Petite histoire de France de Jacques Bainville - Les rois fainéants
A sa mort, ses fils se partagèrent son royaume. C’était une mauvaise habitude qu’avaient gardé les Francs, car un pays ne se partage pas comme un champ. De plus, ils étaient très jaloux les uns des autres et se battaient souvent entre eux. C’est pourquoi les descendant de Clovis perdirent l’héritage qu’il leur avait laissé.
On raconta alors cette légende.
Une nuit que Childéric, père de Clovis, dormait, la reine Basine le réveilla et lui dit :
« O roi, lève-toi, et ce que tu verras dans la cour de la maison, tu viendras le dire à ta servante. »
Childéric s’étant levé, alla dans la cour. Il vit passer des lions, des tigres et des léopards, et revint vers Basine, qui lui dit :
« O mon maître, retourne dans la cour et ce que tu auras vu, tu le raconteras à ta servante. »
Cette fois, Childéric vit des loups et des ours. Et la troisième fois il vit des chiens qui se battaient et qui se mordaient jusqu’au sang.
« Ce que tu as vu, dit alors la reine Basine, arrivera en vérité. Notre fils Clovis sera un lion. Ses fils seront des tigres et des léopards. Les fils de ses fils seront des loups et des ours. Et les chiens que tu viens de voir ruineront le royaume. »
En effet, les Mérovingiens, descendant de Clovis, eurent entre eux de sanglantes querelles, et presque tous périrent de mort violente. Les femmes elles-mêmes s’en mêlèrent. Frédégonde, reine d’Austrasie, ayant fait assassiner sa rivale Galswinthe, sœur de Brunehaut, reine de Neustrie, il y eut une guerre atroce. A la fin, Brunehaut, ayant été vaincue, fut attachée à la queue d’un cheval emporté.
Tant de crimes portèrent malheur à cette famille divisée contre elle-même.

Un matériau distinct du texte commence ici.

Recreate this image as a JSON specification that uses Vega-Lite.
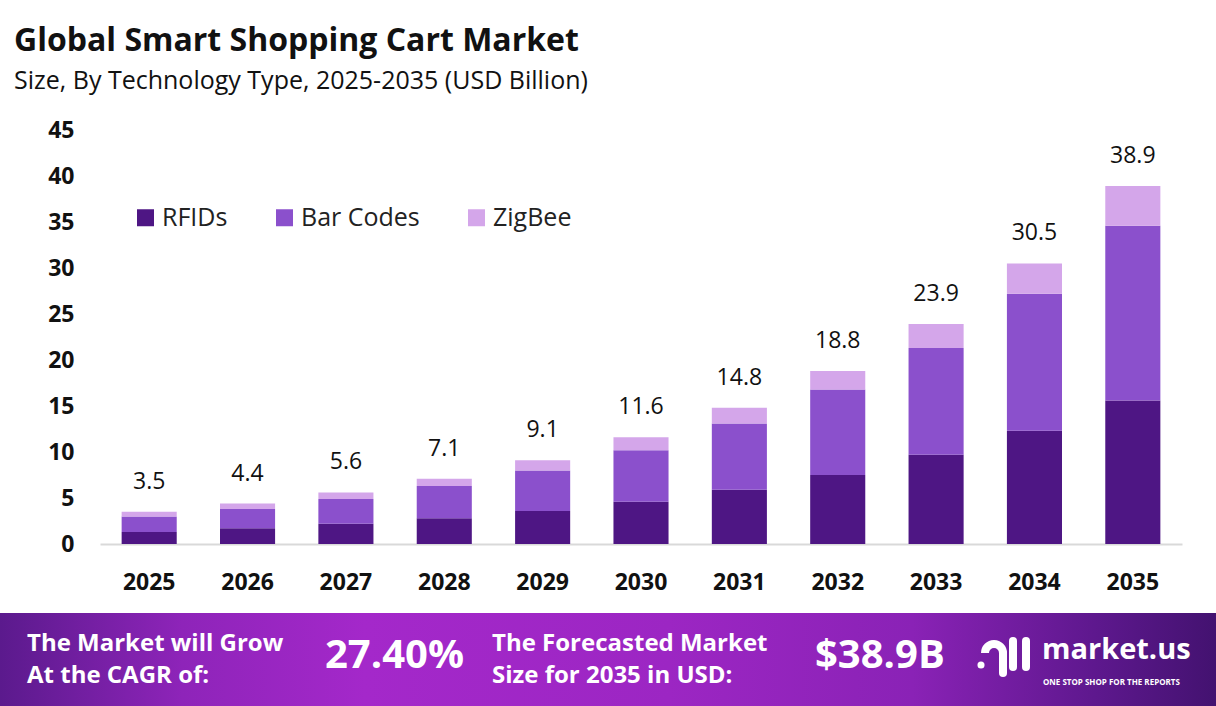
{
  "$schema": "https://vega.github.io/schema/vega-lite/v6.json",
  "background": "white",
  "padding": {"left": 0, "right": 0, "top": 25, "bottom": 0},
  "autosize": {"type": "pad"},
  "config": {"view": {"stroke": null}, "font": "Open Sans"},
  "title": {
    "text": "Global Smart Shopping Cart Market",
    "subtitle": "Size, By Technology Type, 2025-2035 (USD Billion)",
    "anchor": "start",
    "frame": "bounds",
    "dx": 14,
    "font": "Open Sans",
    "fontSize": 32,
    "fontWeight": "bold",
    "color": "#111111",
    "subtitleFont": "Open Sans",
    "subtitleFontSize": 25,
    "subtitleColor": "#111111",
    "subtitlePadding": 11,
    "offset": 24
  },
  "datasets": {
    "segments": [
      {"year": "2025", "tech": "RFIDs", "value": 1.3, "order": 1},
      {"year": "2025", "tech": "Bar Codes", "value": 1.7, "order": 2},
      {"year": "2025", "tech": "ZigBee", "value": 0.5, "order": 3},
      {"year": "2026", "tech": "RFIDs", "value": 1.7, "order": 1},
      {"year": "2026", "tech": "Bar Codes", "value": 2.1, "order": 2},
      {"year": "2026", "tech": "ZigBee", "value": 0.6, "order": 3},
      {"year": "2027", "tech": "RFIDs", "value": 2.2, "order": 1},
      {"year": "2027", "tech": "Bar Codes", "value": 2.7, "order": 2},
      {"year": "2027", "tech": "ZigBee", "value": 0.7, "order": 3},
      {"year": "2028", "tech": "RFIDs", "value": 2.8, "order": 1},
      {"year": "2028", "tech": "Bar Codes", "value": 3.5, "order": 2},
      {"year": "2028", "tech": "ZigBee", "value": 0.8, "order": 3},
      {"year": "2029", "tech": "RFIDs", "value": 3.6, "order": 1},
      {"year": "2029", "tech": "Bar Codes", "value": 4.4, "order": 2},
      {"year": "2029", "tech": "ZigBee", "value": 1.1, "order": 3},
      {"year": "2030", "tech": "RFIDs", "value": 4.6, "order": 1},
      {"year": "2030", "tech": "Bar Codes", "value": 5.6, "order": 2},
      {"year": "2030", "tech": "ZigBee", "value": 1.4, "order": 3},
      {"year": "2031", "tech": "RFIDs", "value": 5.9, "order": 1},
      {"year": "2031", "tech": "Bar Codes", "value": 7.2, "order": 2},
      {"year": "2031", "tech": "ZigBee", "value": 1.7, "order": 3},
      {"year": "2032", "tech": "RFIDs", "value": 7.5, "order": 1},
      {"year": "2032", "tech": "Bar Codes", "value": 9.3, "order": 2},
      {"year": "2032", "tech": "ZigBee", "value": 2.0, "order": 3},
      {"year": "2033", "tech": "RFIDs", "value": 9.7, "order": 1},
      {"year": "2033", "tech": "Bar Codes", "value": 11.6, "order": 2},
      {"year": "2033", "tech": "ZigBee", "value": 2.6, "order": 3},
      {"year": "2034", "tech": "RFIDs", "value": 12.3, "order": 1},
      {"year": "2034", "tech": "Bar Codes", "value": 14.9, "order": 2},
      {"year": "2034", "tech": "ZigBee", "value": 3.3, "order": 3},
      {"year": "2035", "tech": "RFIDs", "value": 15.6, "order": 1},
      {"year": "2035", "tech": "Bar Codes", "value": 19.0, "order": 2},
      {"year": "2035", "tech": "ZigBee", "value": 4.3, "order": 3}
    ],
    "totals": [
      {"year": "2025", "total": 3.5},
      {"year": "2026", "total": 4.4},
      {"year": "2027", "total": 5.6},
      {"year": "2028", "total": 7.1},
      {"year": "2029", "total": 9.1},
      {"year": "2030", "total": 11.6},
      {"year": "2031", "total": 14.8},
      {"year": "2032", "total": 18.8},
      {"year": "2033", "total": 23.9},
      {"year": "2034", "total": 30.5},
      {"year": "2035", "total": 38.9}
    ],
    "banner": [{"x": 0, "x2": 1216, "y": 0, "y2": 94}],
    "bannerText": [
      {"group": "label", "x": 27, "y": 38, "label": "The Market will Grow\nAt the CAGR of:"},
      {"group": "label", "x": 492, "y": 38, "label": "The Forecasted Market\nSize for 2035 in USD:"},
      {"group": "big", "x": 325, "y": 55, "label": "27.40%"},
      {"group": "big", "x": 815, "y": 55, "label": "$38.9B"},
      {"group": "brand", "x": 1042, "y": 46, "label": "market.us"},
      {"group": "tagline", "x": 1043, "y": 72, "label": "ONE STOP SHOP FOR THE REPORTS"}
    ],
    "logoBars": [
      {"x": 1013, "y": 28, "y2": 54},
      {"x": 1026, "y": 28, "y2": 54},
      {"x": 1003, "y": 40, "y2": 60}
    ],
    "logoArc": [{"x": 994, "y": 40}],
    "logoDot": [{"x": 981, "y": 52}]
  },
  "spacing": 19,
  "vconcat": [
    {
      "width": 1082,
      "height": 414,
      "layer": [
        {
          "data": {"name": "segments"},
          "mark": {"type": "bar"},
          "encoding": {
            "x": {
              "field": "year",
              "type": "ordinal",
              "scale": {"paddingInner": 0.44, "paddingOuter": 0.22},
              "axis": {
                "title": null,
                "labelAngle": 0,
                "labelFont": "Open Sans",
                "labelFontSize": 23,
                "labelFontWeight": "bold",
                "labelColor": "#111111",
                "ticks": false,
                "labelPadding": 27,
                "domainColor": "#d9d9d9",
                "domainWidth": 2
              }
            },
            "y": {
              "field": "value",
              "type": "quantitative",
              "stack": "zero",
              "scale": {"domain": [0, 45], "nice": false},
              "axis": {
                "title": null,
                "values": [0, 5, 10, 15, 20, 25, 30, 35, 40, 45],
                "domain": false,
                "grid": false,
                "ticks": false,
                "labelPadding": 26,
                "labelFont": "Open Sans",
                "labelFontSize": 23,
                "labelFontWeight": "bold",
                "labelColor": "#111111",
                "minExtent": 100
              }
            },
            "color": {
              "field": "tech",
              "type": "nominal",
              "scale": {
                "domain": ["RFIDs", "Bar Codes", "ZigBee"],
                "range": ["#4E1684", "#8B50CC", "#D4A6EA"]
              },
              "legend": {
                "title": null,
                "orient": "none",
                "legendX": 33,
                "legendY": 75,
                "direction": "horizontal",
                "columnPadding": 44,
                "symbolType": "square",
                "symbolSize": 289,
                "symbolStrokeWidth": 0,
                "labelFont": "Open Sans",
                "labelFontSize": 25,
                "labelColor": "#222222",
                "labelOffset": 4,
                "padding": 0
              }
            },
            "order": {"field": "order", "type": "quantitative"}
          }
        },
        {
          "data": {"name": "totals"},
          "mark": {"type": "text", "baseline": "alphabetic", "dy": -23, "fontSize": 23, "font": "Open Sans", "color": "#111111"},
          "encoding": {
            "x": {"field": "year", "type": "ordinal"},
            "y": {"field": "total", "type": "quantitative"},
            "text": {"field": "total", "type": "quantitative", "format": ".1f"}
          }
        }
      ]
    },
    {
      "width": 1116,
      "height": 94,
      "encoding": {
        "x": {"field": "x", "type": "quantitative", "scale": {"domain": [100, 1216], "nice": false, "zero": false}, "axis": null},
        "y": {"field": "y", "type": "quantitative", "scale": {"domain": [94, 0], "nice": false, "zero": false}, "axis": null}
      },
      "layer": [
        {
          "data": {"name": "banner"},
          "mark": {
            "type": "rect",
            "fill": {
              "gradient": "linear",
              "x1": 0, "x2": 1, "y1": 0, "y2": 0,
              "stops": [
                {"offset": 0, "color": "#5B1A8D"},
                {"offset": 0.15, "color": "#8E24B9"},
                {"offset": 0.3, "color": "#A428CA"},
                {"offset": 0.55, "color": "#9C26C3"},
                {"offset": 0.75, "color": "#8A22B6"},
                {"offset": 0.9, "color": "#5E188E"},
                {"offset": 1, "color": "#431270"}
              ]
            }
          },
          "encoding": {"x2": {"field": "x2"}, "y2": {"field": "y2"}}
        },
        {
          "data": {"name": "bannerText"},
          "transform": [{"filter": "datum.group === 'label'"}],
          "mark": {"type": "text", "align": "left", "baseline": "alphabetic", "font": "Open Sans", "fontWeight": "bold", "fontSize": 24, "color": "white", "lineBreak": "\n", "lineHeight": 32},
          "encoding": {"text": {"field": "label"}}
        },
        {
          "data": {"name": "bannerText"},
          "transform": [{"filter": "datum.group === 'big'"}],
          "mark": {"type": "text", "align": "left", "baseline": "alphabetic", "font": "Open Sans", "fontWeight": "bold", "fontSize": 40, "color": "white"},
          "encoding": {"text": {"field": "label"}}
        },
        {
          "data": {"name": "bannerText"},
          "transform": [{"filter": "datum.group === 'brand'"}],
          "mark": {"type": "text", "align": "left", "baseline": "alphabetic", "font": "Open Sans", "fontWeight": "bold", "fontSize": 29, "color": "white"},
          "encoding": {"text": {"field": "label"}}
        },
        {
          "data": {"name": "bannerText"},
          "transform": [{"filter": "datum.group === 'tagline'"}],
          "mark": {"type": "text", "align": "left", "baseline": "alphabetic", "font": "Open Sans", "fontWeight": "bold", "fontSize": 8, "letterSpacing": 1.8, "color": "white"},
          "encoding": {"text": {"field": "label"}}
        },
        {
          "data": {"name": "logoBars"},
          "mark": {"type": "rule", "color": "white", "strokeWidth": 8, "strokeCap": "round"},
          "encoding": {"y2": {"field": "y2"}}
        },
        {
          "data": {"name": "logoArc"},
          "mark": {"type": "arc", "color": "white", "theta": -1.5708, "theta2": 1.5708, "radius": 13, "radius2": 5},
          "encoding": {}
        },
        {
          "data": {"name": "logoDot"},
          "mark": {"type": "circle", "color": "white", "opacity": 1, "size": 50},
          "encoding": {}
        }
      ]
    }
  ]
}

Elle eut pourtant un bon roi dont le souvenir ne s’est pas perdu et qui s’appelait Dagobert. Celui-là était juste. Il ne fit tuer personne et n’inspirait de crainte qu’aux méchants. Son ministre s’appelait saint Eloi. On a fait sur eux une chanson qui se chante encore, ce qui prouve qu’ils furent populaires. Saint Eloi, avant de devenir évêque de Noyon, était orfèvre de son métier, et Dagobert, qui aimait les belles choses, l’aidait à mettre dans les églises des croix enrichies de pierres précieuses.
Mais après ce bon roi il n’y eut plus que des princes mous, paresseux et incapables. Ils abandonnaient la charge du pouvoir à leurs ministres, qu’on appelait les maires du palais, tandis qu’eux-mêmes passaient leur temps à s’amuser et à se promener dans des chars conduits par des bœufs. Il leur en est resté le nom de rois fainéants.
Alors, comme il arrive toujours, ceux qui travaillaient prirent la place de ceux qui ne voulaient rien faire. Les maires du palais devinrent les véritables rois.
C’est ainsi que les mérovingiens disparurent. On enferma les derniers d’entre eux dans des couvents après leur avoir coupé les cheveux en signe qu’ils étaient déchus.